● Set task:
Reproduce the listing below without changes, except that pictures are left out.
-- START Material provided --
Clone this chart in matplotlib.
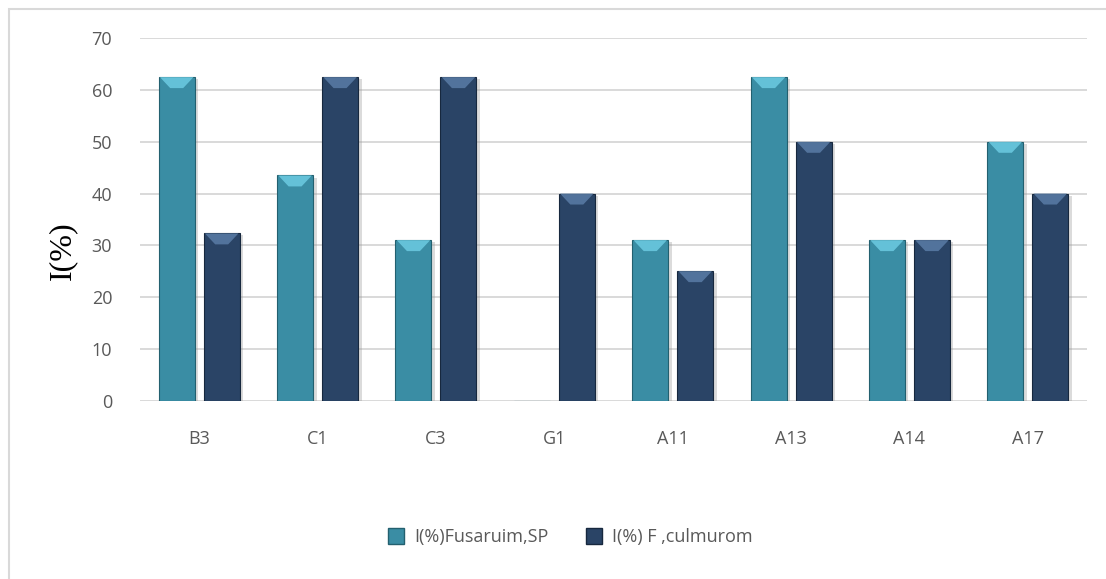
import matplotlib
matplotlib.use("Agg")
import matplotlib.pyplot as plt
from matplotlib.patches import Polygon, Rectangle
from matplotlib.lines import Line2D
import matplotlib.patheffects as pe
import numpy as np

categories = ["B3", "C1", "C3", "G1", "A11", "A13", "A14", "A17"]
fusarium = [62.5, 43.5, 31, 0, 31, 62.5, 31, 50]
culmorum = [32.3, 62.5, 62.5, 40, 25, 50, 31, 40]
series_names = ["I(%)Fusaruim,SP", "I(%) F ,culmurom"]
yticks = [0, 10, 20, 30, 40, 50, 60, 70]

col_fus = "#3A8DA4"
col_fus_edge = "#23606F"
col_fus_bevel = "#6CCBE2"
col_cul = "#2A4466"
col_cul_edge = "#17283E"
col_cul_bevel = "#5A7CA6"

tick_font = "Open Sans"

fig = plt.figure(figsize=(11.06, 5.79), dpi=100)
ax = fig.add_axes([140/1106, 1-400.5/579, (1087-140)/1106, (400.5-38.3)/579])

x = np.arange(len(categories))
w = 0.304
off = 0.19
shadow = [pe.SimplePatchShadow(offset=(2.5, -1.5), shadow_rgbFace="#999999", alpha=0.35), pe.Normal()]
b1 = ax.bar(x - off, fusarium, w, color=col_fus, edgecolor=col_fus_edge, linewidth=0.8, zorder=3)
b2 = ax.bar(x + off, culmorum, w, color=col_cul, edgecolor=col_cul_edge, linewidth=0.8, zorder=3)
for bars in (b1, b2):
    for r in bars:
        r.set_path_effects(shadow)

# bevel at top of each bar, derived from bar geometry
px_per_unit = (400.5 - 38.3) / 70.0
depth = 11.0 / px_per_unit
for bars, bc in ((b1, col_fus_bevel), (b2, col_cul_bevel)):
    for r in bars:
        h = r.get_height()
        if h <= 0:
            continue
        x0, bw = r.get_x(), r.get_width()
        poly = Polygon([(x0 + 0.01, h), (x0 + bw - 0.01, h),
                        (x0 + bw * 0.68, h - depth), (x0 + bw * 0.32, h - depth)],
                       closed=True, facecolor=bc, edgecolor="none", zorder=4, alpha=0.85)
        ax.add_patch(poly)

ax.set_ylim(0, 70)
ax.set_xlim(-0.5, len(categories) - 0.5)
ax.set_yticks(yticks)
ax.set_xticks(x)
ax.set_xticklabels(categories)
ax.yaxis.grid(True, color="#D9D9D9", linewidth=1.4, zorder=0)
ax.set_axisbelow(True)
for s in ax.spines.values():
    s.set_visible(False)
ax.tick_params(axis="both", length=0, labelsize=13, labelcolor="#595959")
ax.tick_params(axis="x", pad=21)
ax.tick_params(axis="y", pad=20)
for lbl in ax.get_xticklabels() + ax.get_yticklabels():
    lbl.set_fontfamily(tick_font)

fig.text(63/1106, 1-251/579, "I(%)", rotation=90, ha="center", va="center",
         fontsize=23, family="Liberation Serif", color="black")

# outer border
fig.add_artist(Rectangle((9/1106, -0.2), 1.2, 1.2 - 9/579, transform=fig.transFigure,
                         fill=False, edgecolor="#D9D9D9", linewidth=1.5))

handles = [Line2D([], [], marker="s", linestyle="none", markersize=11, markerfacecolor=col_fus,
                  markeredgecolor=col_fus_edge),
           Line2D([], [], marker="s", linestyle="none", markersize=11, markerfacecolor=col_cul,
                  markeredgecolor=col_cul_edge)]
fig.legend(handles, series_names, loc="center", bbox_to_anchor=(570/1106, 1-537/579),
           ncol=2, frameon=False, handletextpad=0.5, handlelength=1.0, columnspacing=2.0,
           prop={"family": tick_font, "size": 13}, labelcolor="#595959")

fig.savefig("out.png", dpi=100)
-- END Material provided --
● Finished task:
Clone this chart in matplotlib.
import matplotlib
matplotlib.use("Agg")
import matplotlib.pyplot as plt
from matplotlib.patches import Polygon, Rectangle
from matplotlib.lines import Line2D
import matplotlib.patheffects as pe
import numpy as np

categories = ["B3", "C1", "C3", "G1", "A11", "A13", "A14", "A17"]
fusarium = [62.5, 43.5, 31, 0, 31, 62.5, 31, 50]
culmorum = [32.3, 62.5, 62.5, 40, 25, 50, 31, 40]
series_names = ["I(%)Fusaruim,SP", "I(%) F ,culmurom"]
yticks = [0, 10, 20, 30, 40, 50, 60, 70]

col_fus = "#3A8DA4"
col_fus_edge = "#23606F"
col_fus_bevel = "#6CCBE2"
col_cul = "#2A4466"
col_cul_edge = "#17283E"
col_cul_bevel = "#5A7CA6"

tick_font = "Open Sans"

fig = plt.figure(figsize=(11.06, 5.79), dpi=100)
ax = fig.add_axes([140/1106, 1-400.5/579, (1087-140)/1106, (400.5-38.3)/579])

x = np.arange(len(categories))
w = 0.304
off = 0.19
shadow = [pe.SimplePatchShadow(offset=(2.5, -1.5), shadow_rgbFace="#999999", alpha=0.35), pe.Normal()]
b1 = ax.bar(x - off, fusarium, w, color=col_fus, edgecolor=col_fus_edge, linewidth=0.8, zorder=3)
b2 = ax.bar(x + off, culmorum, w, color=col_cul, edgecolor=col_cul_edge, linewidth=0.8, zorder=3)
for bars in (b1, b2):
    for r in bars:
        r.set_path_effects(shadow)

# bevel at top of each bar, derived from bar geometry
px_per_unit = (400.5 - 38.3) / 70.0
depth = 11.0 / px_per_unit
for bars, bc in ((b1, col_fus_bevel), (b2, col_cul_bevel)):
    for r in bars:
        h = r.get_height()
        if h <= 0:
            continue
        x0, bw = r.get_x(), r.get_width()
        poly = Polygon([(x0 + 0.01, h), (x0 + bw - 0.01, h),
                        (x0 + bw * 0.68, h - depth), (x0 + bw * 0.32, h - depth)],
                       closed=True, facecolor=bc, edgecolor="none", zorder=4, alpha=0.85)
        ax.add_patch(poly)

ax.set_ylim(0, 70)
ax.set_xlim(-0.5, len(categories) - 0.5)
ax.set_yticks(yticks)
ax.set_xticks(x)
ax.set_xticklabels(categories)
ax.yaxis.grid(True, color="#D9D9D9", linewidth=1.4, zorder=0)
ax.set_axisbelow(True)
for s in ax.spines.values():
    s.set_visible(False)
ax.tick_params(axis="both", length=0, labelsize=13, labelcolor="#595959")
ax.tick_params(axis="x", pad=21)
ax.tick_params(axis="y", pad=20)
for lbl in ax.get_xticklabels() + ax.get_yticklabels():
    lbl.set_fontfamily(tick_font)

fig.text(63/1106, 1-251/579, "I(%)", rotation=90, ha="center", va="center",
         fontsize=23, family="Liberation Serif", color="black")

# outer border
fig.add_artist(Rectangle((9/1106, -0.2), 1.2, 1.2 - 9/579, transform=fig.transFigure,
                         fill=False, edgecolor="#D9D9D9", linewidth=1.5))

handles = [Line2D([], [], marker="s", linestyle="none", markersize=11, markerfacecolor=col_fus,
                  markeredgecolor=col_fus_edge),
           Line2D([], [], marker="s", linestyle="none", markersize=11, markerfacecolor=col_cul,
                  markeredgecolor=col_cul_edge)]
fig.legend(handles, series_names, loc="center", bbox_to_anchor=(570/1106, 1-537/579),
           ncol=2, frameon=False, handletextpad=0.5, handlelength=1.0, columnspacing=2.0,
           prop={"family": tick_font, "size": 13}, labelcolor="#595959")

fig.savefig("out.png", dpi=100)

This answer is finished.